The Public Defender is appointed by the Board of Trustees to a six-year term. Eligibility requirements have not changed from Article 27A.

==Other providers of representation of indigent individuals==
Pursuant Title 16-204, other than the public Defender, the deputy public defender, district public defenders, assistant public defenders and panel attorneys can provide representation to indigent individuals in accordance with the Office of the Public Defender.

== Indigent individuals ==

The OPD renders legal services to eligible indigent individuals charged with violating State, county, and/or municipal laws involving possible incarceration. According to Title 16-210, an individual is considered indigent only after being determined so by the following:

(a) Application as indigent individual. -- An individual may apply for services of the Office as an indigent individual, if the individual states in writing under oath or affirmation that the individual, without undue financial hardship, cannot provide the full payment of an attorney and all other necessary expenses of representation in proceedings listed under 16-204(b).

(b) Determination of eligibility—Individuals with assets and income less than 100 percent of federal poverty guidelines. -- For an individual whose assets and net annual income are less than 100 percent of the federal poverty guidelines, eligibility for services of the Office may be determined without an assessment regarding the need of the applicant.

(c) Determination of eligibility—Individuals with assets and income equal to or exceeding 100 percent of federal poverty guidelines.

==Representation of indigent individual==
Title 16-204 of the Maryland Annotated Code states that the proceedings for which an indigent individual shall receive representation are:
- in a criminal or juvenile proceeding in which a defendant or party is alleged to have committed a serious offense;
- in a criminal or juvenile proceeding in which an attorney is constitutionally required to be present prior to presentment being made before a commissioner or judge;
- in a postconviction proceeding for which the defendant has a right to an attorney under Title 7 of this article;
- in any other proceeding in which confinement under a judicial commitment of an individual in a public or private institution may result;
- in a proceeding involving children in need of assistance under § 3-813 of the Courts Article; or
- in a family law proceeding under Title 5, Subtitle 3, Part II or Part III of the Family Law Article, including for a parent, a hearing in connection with guardianship or adoption; a hearing under § 5-326 of the Family Law Article for which the parent has not waived the right to notice; and an appeal.
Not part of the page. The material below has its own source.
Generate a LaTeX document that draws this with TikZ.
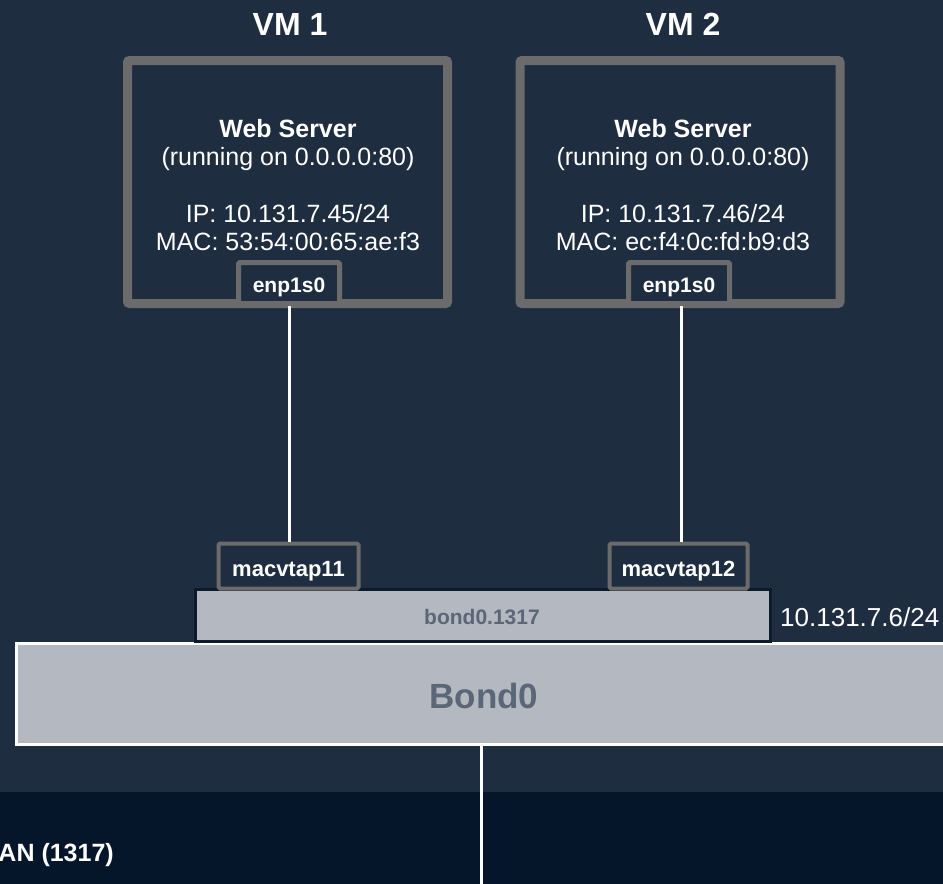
\documentclass[tikz,border=0pt]{standalone}
\usepackage{fontspec}
\setmainfont{Liberation Sans}
\definecolor{bgc}{HTML}{1F2D41}
\definecolor{bandc}{HTML}{06162A}
\definecolor{framec}{HTML}{6B6B6B}
\definecolor{boxc}{HTML}{B4B9C1}
\definecolor{graytxt}{HTML}{5B6676}
\definecolor{navyc}{HTML}{0C1A2C}
\tikzset{
  vmframe/.style={draw=framec, line width=9pt, fill=bgc, rounded corners=2pt, minimum width=320pt, minimum height=243pt, inner sep=0pt},
  ifbox/.style={draw=framec, line width=5pt, fill=bgc, rounded corners=1.5pt, inner sep=0pt},
  wt/.style={text=white, inner sep=0pt, anchor=base},
  link/.style={draw=white, line width=3pt},
}
\begin{document}
\begin{tikzpicture}[x=1pt,y=-1pt]
\useasboundingbox (0,0) rectangle (943,884);
\fill[bgc] (0,0) rectangle (943,884);
\fill[bandc] (0,792) rectangle (943,884);
% VM frames
\node[vmframe] (vm1) at (287.5,182) {};
\node[vmframe] (vm2) at (680,182) {};
\node[wt, font=\fontsize{32}{36}\selectfont\bfseries] (t1) at (290,35) {VM 1};
\node[wt, font=\fontsize{32}{36}\selectfont\bfseries] (t2) at (683,35) {VM 2};
% VM1 texts
\node[wt, font=\fontsize{25}{29}\selectfont\bfseries] (ws1) at (288,137) {Web Server};
\node[wt, font=\fontsize{25}{29}\selectfont] (run1) at (288,165) {(running on 0.0.0.0:80)};
\node[wt, font=\fontsize{25}{29}\selectfont] (ip1) at (288,222) {IP: 10.131.7.45/24};
\node[wt, font=\fontsize{25}{29}\selectfont] (mac1) at (288,250) {MAC: 53:54:00:65:ae:f3};
% VM2 texts
\node[wt, font=\fontsize{25}{29}\selectfont\bfseries] (ws2) at (683,137) {Web Server};
\node[wt, font=\fontsize{25}{29}\selectfont] (run2) at (683,165) {(running on 0.0.0.0:80)};
\node[wt, font=\fontsize{25}{29}\selectfont] (ip2) at (683,222) {IP: 10.131.7.46/24};
\node[wt, font=\fontsize{25}{29}\selectfont] (mac2) at (683,250) {MAC: ec:f4:0c:fd:b9:d3};
% interface boxes
\node[ifbox, minimum width=101pt, minimum height=41pt] (enp1) at (289,283) {};
\node[ifbox, minimum width=101pt, minimum height=41pt] (enp2) at (679,283) {};
\node[wt, font=\fontsize{21}{24}\selectfont\bfseries] (enpt1) at (289,292) {enp1s0};
\node[wt, font=\fontsize{21}{24}\selectfont\bfseries] (enpt2) at (679,292) {enp1s0};
% bond0
\node[draw=white, line width=3pt, fill=boxc, minimum width=940pt, minimum height=101pt, anchor=north west, inner sep=0pt] (bond0) at (15,642) {};
\node[text=graytxt, inner sep=0pt, anchor=base, font=\fontsize{35}{40}\selectfont\bfseries] (bond0t) at (484,708) {Bond0};
% bond0.1317
\node[draw=navyc, line width=3pt, fill=boxc, minimum width=575pt, minimum height=52pt, anchor=north west, inner sep=0pt] (bondv) at (194,588) {};
\node[text=graytxt, inner sep=0pt, anchor=base, font=\fontsize{21}{25}\selectfont\bfseries] (bondvt) at (482,624) {bond0.1317};
\node[wt, anchor=base west, font=\fontsize{26}{30}\selectfont] (bip) at (780,626) {10.131.7.6/24};
% macvtaps
\node[ifbox, line width=4pt, minimum width=140pt, minimum height=45pt] (mv1) at (288.5,566) {};
\node[ifbox, line width=4pt, minimum width=138pt, minimum height=45pt] (mv2) at (678.5,566) {};
\node[wt, font=\fontsize{22}{26}\selectfont\bfseries] (mvt1) at (288.5,576) {macvtap11};
\node[wt, font=\fontsize{22}{26}\selectfont\bfseries] (mvt2) at (678.5,576) {macvtap12};
% links
\draw[link] (289,306) -- (mv1.north -| 289,0);
\draw[link] (681,306) -- (mv2.north -| 681,0);
\coordinate (down) at (481,884);
\draw[link] (bond0.south -| down) -- (down);
% vlan label
\node[wt, anchor=base east, font=\fontsize{25}{29}\selectfont\bfseries] (vlan) at (114,861) {AN (1317)};
\end{tikzpicture}
\end{document}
It is not a constitutional right that an indigent individual have the right to counsel at the initial appearance before a District Court Commissioner. See Senate Bill 1114, Senate Bill 973, House Bill 1186, which all failed to be passed at the 2014 session of the Maryland General Assembly.

== Districts ==

The OPD is divided into twelve district offices throughout the state of Maryland. Each district of the OPD has jurisdiction within each geographical district of the District Court of Maryland. The OPD operates offices located in

District 1: Baltimore City;

District 2: Dorchester, Somerset, Wicomico, and Worcester Counties;

District 3: Caroline, Cecil, Kent, Queen Anne’s, and Talbot Counties;

District 4: Charles, Calvert, and St. Mary’s Counties;

District 5: Prince George’s County;

District 6: Montgomery County;

District 7: Anne Arundel County;

District 8: Baltimore County;

District 9: Harford County;

District 10: Howard and Carroll Counties;

District 11: Frederick and Washington Counties

District 12: Alleghany and Garrett Counties.

==Divisions==

===Statewide Division: Appellate===

The Appellate Division of the OPD employs 26 lawyers who represent OPD clients in direct appeals in the Court of Special Appeals of Maryland and the United States Supreme Court – upon the granting of further review in a lower court.
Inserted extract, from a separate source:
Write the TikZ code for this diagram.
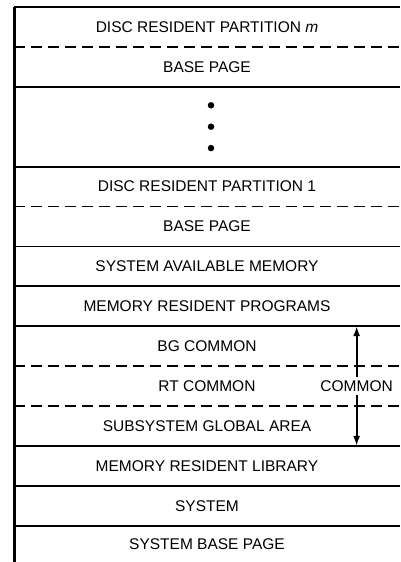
\documentclass[tikz,border=0pt]{standalone}
\usepackage{fontspec}
\setmainfont{Liberation Sans}
\usetikzlibrary{positioning,arrows.meta}

\begin{document}
\begin{tikzpicture}[x=1pt, y=-1pt, >={Latex[length=10pt,width=7pt]}, node distance=0pt,
    every node/.style={font=\fontsize{15.5}{18}\selectfont},
    rowbox/.style={minimum width=386pt, minimum height=39.9pt, inner sep=0pt, outer sep=0pt},
    split/.style={line width=1.8pt},
    softsplit/.style={line width=1.8pt, dash pattern=on 11pt off 6pt},
    dot/.style={circle, fill, inner sep=0pt, minimum size=6.5pt}]
  \useasboundingbox (0,0) rectangle (400,562);

  % memory map, top to bottom
  \node[rowbox, anchor=north] (partm) at (207,7) {DISC RESIDENT PARTITION \textit{m}};
  \node[rowbox, below=of partm] (basem) {BASE PAGE};
  \node[rowbox, minimum height=79.8pt, below=of basem] (gap) {};
  \node[rowbox, below=of gap] (part1) {DISC RESIDENT PARTITION 1};
  \node[rowbox, below=of part1] (base1) {BASE PAGE};
  \node[rowbox, below=of base1] (sam) {SYSTEM AVAILABLE MEMORY};
  \node[rowbox, below=of sam] (mrp) {MEMORY RESIDENT PROGRAMS};
  \node[rowbox, below=of mrp] (bgc) {BG COMMON};
  \node[rowbox, below=of bgc] (rtc) {RT COMMON};
  \node[rowbox, below=of rtc] (sga) {SUBSYSTEM GLOBAL AREA};
  \node[rowbox, below=of sga] (mrl) {MEMORY RESIDENT LIBRARY};
  \node[rowbox, below=of mrl] (sys) {SYSTEM};
  \node[rowbox, minimum height=36.3pt, below=of sys] (sbp) {SYSTEM BASE PAGE};

  % dots for the partitions in between
  \node[dot, xshift=4pt] (dot2) at (gap.center) {};
  \node[dot, above=14.5pt of dot2] (dot1) {};
  \node[dot, below=14.5pt of dot2] (dot3) {};

  % borders
  \draw[line width=3pt] (partm.north west) -- (sbp.south west);
  \draw[line width=2.4pt] (partm.north west) -- (partm.north east);
  \draw[softsplit] (partm.south west) -- (partm.south east);
  \draw[split] (basem.south west) -- (basem.south east);
  \draw[split] (gap.south west) -- (gap.south east);
  \draw[softsplit] (part1.south west) -- (part1.south east);
  \draw[split] (base1.south west) -- (base1.south east);
  \draw[split] (sam.south west) -- (sam.south east);
  \draw[split] (mrp.south west) -- (mrp.south east);
  \draw[softsplit] (bgc.south west) -- (bgc.south east);
  \draw[softsplit] (rtc.south west) -- (rtc.south east);
  \draw[split] (sga.south west) -- (sga.south east);
  \draw[split] (mrl.south west) -- (mrl.south east);
  \draw[split] (sys.south west) -- (sys.south east);

  % common area
  \node[anchor=east, xshift=-6pt, fill=white, inner xsep=1pt] (common) at (rtc.east) {COMMON};
  \draw[->, line width=1.8pt] (common.north) -- (common.north |- mrp.south);
  \draw[->, line width=1.8pt] (common.south) -- (common.south |- sga.south);
\end{tikzpicture}
\end{document}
===Statewide Division: Collateral Review===
Lawyers who are within the OPD Collateral Review Division represent OPD clients in state post conviction hearings, coram nobis, state habeas corpus, motions to reopen, parole revocation, and extradition hearings.
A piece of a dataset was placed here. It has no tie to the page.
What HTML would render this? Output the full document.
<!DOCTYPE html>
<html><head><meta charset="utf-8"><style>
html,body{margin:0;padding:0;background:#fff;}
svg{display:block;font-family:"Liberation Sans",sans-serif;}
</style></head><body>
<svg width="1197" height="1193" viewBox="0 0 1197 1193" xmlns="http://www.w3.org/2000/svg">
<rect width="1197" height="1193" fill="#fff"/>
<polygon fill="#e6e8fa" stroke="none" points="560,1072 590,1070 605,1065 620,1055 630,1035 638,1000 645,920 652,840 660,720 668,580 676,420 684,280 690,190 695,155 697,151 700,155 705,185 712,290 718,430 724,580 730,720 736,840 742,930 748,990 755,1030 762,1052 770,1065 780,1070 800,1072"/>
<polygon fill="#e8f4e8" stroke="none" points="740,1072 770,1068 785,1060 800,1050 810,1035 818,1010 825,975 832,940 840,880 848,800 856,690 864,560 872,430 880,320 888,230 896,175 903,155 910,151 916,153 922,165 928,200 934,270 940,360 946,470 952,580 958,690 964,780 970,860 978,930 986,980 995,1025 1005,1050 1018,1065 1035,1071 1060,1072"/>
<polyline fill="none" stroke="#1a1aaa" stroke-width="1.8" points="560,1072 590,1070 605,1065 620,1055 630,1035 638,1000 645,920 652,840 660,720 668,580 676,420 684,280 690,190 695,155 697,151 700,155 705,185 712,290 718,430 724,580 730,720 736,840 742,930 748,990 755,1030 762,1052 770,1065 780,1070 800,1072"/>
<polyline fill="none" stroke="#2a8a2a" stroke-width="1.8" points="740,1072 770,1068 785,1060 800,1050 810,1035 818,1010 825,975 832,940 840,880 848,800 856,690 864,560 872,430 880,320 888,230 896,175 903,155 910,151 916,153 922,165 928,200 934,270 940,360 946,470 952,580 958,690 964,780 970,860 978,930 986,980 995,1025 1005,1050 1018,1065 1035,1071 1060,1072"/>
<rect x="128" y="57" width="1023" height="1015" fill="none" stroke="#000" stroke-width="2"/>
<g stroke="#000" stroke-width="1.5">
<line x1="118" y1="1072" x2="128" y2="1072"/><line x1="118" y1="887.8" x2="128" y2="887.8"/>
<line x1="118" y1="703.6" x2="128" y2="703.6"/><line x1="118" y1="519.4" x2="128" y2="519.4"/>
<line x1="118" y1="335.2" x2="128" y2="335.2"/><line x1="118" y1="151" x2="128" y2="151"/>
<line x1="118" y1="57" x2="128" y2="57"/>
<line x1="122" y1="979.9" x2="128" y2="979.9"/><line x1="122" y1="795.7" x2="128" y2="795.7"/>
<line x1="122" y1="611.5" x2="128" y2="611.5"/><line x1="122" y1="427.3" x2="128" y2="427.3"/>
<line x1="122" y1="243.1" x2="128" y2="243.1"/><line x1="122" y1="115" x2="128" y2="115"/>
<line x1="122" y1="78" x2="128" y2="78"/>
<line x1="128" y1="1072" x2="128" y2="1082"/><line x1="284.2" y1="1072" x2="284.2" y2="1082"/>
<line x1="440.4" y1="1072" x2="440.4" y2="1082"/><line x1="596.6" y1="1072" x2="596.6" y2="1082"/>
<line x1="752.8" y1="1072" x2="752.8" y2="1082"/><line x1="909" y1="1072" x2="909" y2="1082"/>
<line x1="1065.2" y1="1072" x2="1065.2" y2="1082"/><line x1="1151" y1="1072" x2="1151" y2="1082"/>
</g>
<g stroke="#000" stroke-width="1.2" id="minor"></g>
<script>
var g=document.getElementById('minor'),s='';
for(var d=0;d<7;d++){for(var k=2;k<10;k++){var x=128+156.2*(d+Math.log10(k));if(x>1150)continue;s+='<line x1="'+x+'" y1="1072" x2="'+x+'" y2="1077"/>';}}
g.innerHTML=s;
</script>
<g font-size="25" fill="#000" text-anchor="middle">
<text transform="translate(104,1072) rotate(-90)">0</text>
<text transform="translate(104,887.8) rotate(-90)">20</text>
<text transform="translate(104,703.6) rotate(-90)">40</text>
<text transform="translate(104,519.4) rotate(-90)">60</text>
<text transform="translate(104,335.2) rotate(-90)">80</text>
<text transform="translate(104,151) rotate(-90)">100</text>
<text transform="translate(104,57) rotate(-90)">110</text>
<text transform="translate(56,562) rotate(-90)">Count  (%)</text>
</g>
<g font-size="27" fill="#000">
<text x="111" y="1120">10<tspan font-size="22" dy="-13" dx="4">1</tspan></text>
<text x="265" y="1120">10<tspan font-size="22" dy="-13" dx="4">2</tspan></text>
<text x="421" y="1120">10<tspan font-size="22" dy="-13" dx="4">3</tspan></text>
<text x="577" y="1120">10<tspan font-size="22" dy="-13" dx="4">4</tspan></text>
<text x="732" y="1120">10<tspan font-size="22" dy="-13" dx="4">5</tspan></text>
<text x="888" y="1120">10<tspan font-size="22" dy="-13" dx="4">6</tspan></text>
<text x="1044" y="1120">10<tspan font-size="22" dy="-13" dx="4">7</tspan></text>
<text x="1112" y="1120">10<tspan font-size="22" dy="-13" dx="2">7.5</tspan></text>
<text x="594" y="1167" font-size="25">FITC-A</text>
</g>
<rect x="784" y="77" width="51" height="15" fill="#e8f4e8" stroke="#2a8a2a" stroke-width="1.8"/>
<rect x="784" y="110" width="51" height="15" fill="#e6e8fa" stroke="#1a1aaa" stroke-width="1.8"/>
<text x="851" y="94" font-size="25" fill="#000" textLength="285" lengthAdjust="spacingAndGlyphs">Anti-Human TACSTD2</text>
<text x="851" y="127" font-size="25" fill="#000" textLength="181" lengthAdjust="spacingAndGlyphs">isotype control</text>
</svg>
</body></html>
===Statewide Division: Parental Defense ===
Staff or panel attorneys within the Parental Defense Division represent parents/legal guardians in court proceedings when their children have been removed or are at risk of being removed by the State (local department of social services) due to allegations of abuse and/or neglect.

===Litigation Support Unit: Aggravated Homicide===
The lawyers within The Aggravated Homicide Division represent OPD clients, on a statewide level, facing capital prosecution.
The Aggravated Homicide Division also provides training to assistant public defenders in the following areas: “complex homicide litigation, including pretrial motions practice, identification of mental health and sentencing issues, and trial preparation”

===Litigation Support Unit: Forensics===
The Forensics Division of the OPD trains and provides technical and litigation support to OPD attorneys in order to:

- Formalize collaborative relations with Districts/Divisions to increase the utilization of forensic experts and to ascertain forensics needs specific to the individual Districts/Divisions
- Develop experts in all present and emerging forensic fields
- Provide individualized and specialized training in the respective Districts/Divisions
- Provide trial support in cases with forensic evidence
- Draft and litigate comprehensive forensic discovery motions
- Litigation by the Division of unique or groundbreaking litigation
- Development and maintenance of a forensic expert transcript databank.

===Litigation Support Unit: Mental Health===
Lawyers within the OPD Mental Health Division represent individuals who have been “involuntarily confined to public or private mental health facilities”.

===Litigation Support Unit: Juvenile Protection===

The three attorneys, one social worker, and one paralegal within the Juvenile protection unit “work collaboratively with the trial attorneys who represent the individual juveniles ensuring that the commitment orders for those clients are fully complied with and ensuring the health and safety of the juveniles while detained”.

===Litigation Support Unit: Social Work===
The Social Work Division consists of three positions: Director of Social Work, Supervisor of Juvenile Services Division, and Social Work Supervisor. This division handles the social and mental aspects involved with crime committed by OPD clients.